Flash and Burn
Will the city make improvements to its STOP program, or will red-light cameras wink out of existence?
A task force appointed by Mayor Martin Chavez says if problems with the red-light camera program aren't fixed, it should be discarded. Ted Shogry, a task force staff member, reported to the City Council at its Wednesday, Jan. 23, meeting. "The study group had one main recommendation, and that basically is to continue the STOP Program, but to improve it."
Shogry says the task force was firm in stating if red-light camera issues aren't addressed, the city should pull the plug.
In late November, Council President Brad Winter criticized the group. "I am not sure how much credibility or legitimacy this task force will have as it has been hand-picked by the mayor with no input from the Council," he says on the Council Highlights page of the city's website.
It is still not possible to conclude whether red-light cameras lowered the number of accidents since their introduction, because data is limited, Shogry says. Cameras have been in place in Albuquerque since October 2004. "They are not prepared to say conclusively that automated enforcement is having an impact on traffic safety in Albuquerque," Shogry told the Council. "They felt strongly that it should be continued two more years to collect the data."
According to the study group, the number of crashes from 2005 to 2007 has gone down, and 2006 saw the fewest crashes. Councilor Michael Cadigan asked if it was possible to correlate the slight decline in accidents citywide to the red-light camera program. Shogry responded that wasn't a valid statistical approach.
The task force recommended the city review the red-light camera locations and develop technical standards for placing cameras. It also said the certainty of being fined was more significant to drivers than the amount of the fine. The effort on the part of the Council to reduce fines should be supported, Shogry says.
After fine money pays for the program, says the task force, extra revenue should go to traffic improvements, and public education efforts about the importance of safe driving and the STOP program. Gov.

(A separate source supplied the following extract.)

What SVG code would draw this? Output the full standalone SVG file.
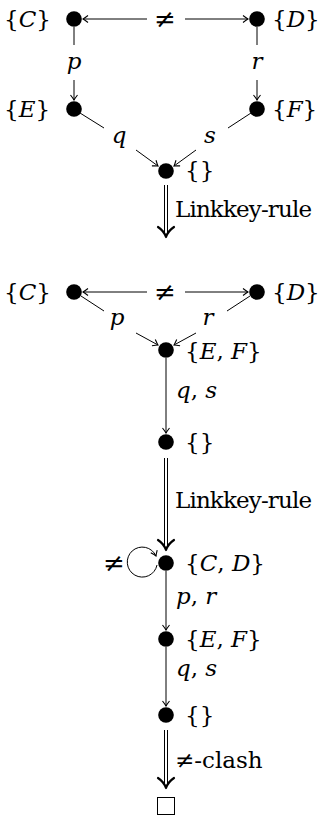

Bill Richardson allowed the issue into the Legislative Session and wants to talk about using the red-light camera funds for DWI prevention.
Four councilors, Cadigan, Winter, Debbie O'Malley and Trudy Jones, sent a letter to the mayor two weeks ago saying the contract the city signed with Redflex Traffic Systems wasn't the one the Council approved. Wording that would allow the city to cancel the program with 15 days’ notice was removed.
The task force also addressed criticism the red-light camera program received since its inception. The length of yellow lights occasionally requires adjustment, and the intervals are appropriate, according to the task force. The Administrative Hearing Office is professional and independent, the group reports. STOP is not a surveillance program and hasn't been used to detect any crime other than speeding or red-light running, Shogry added.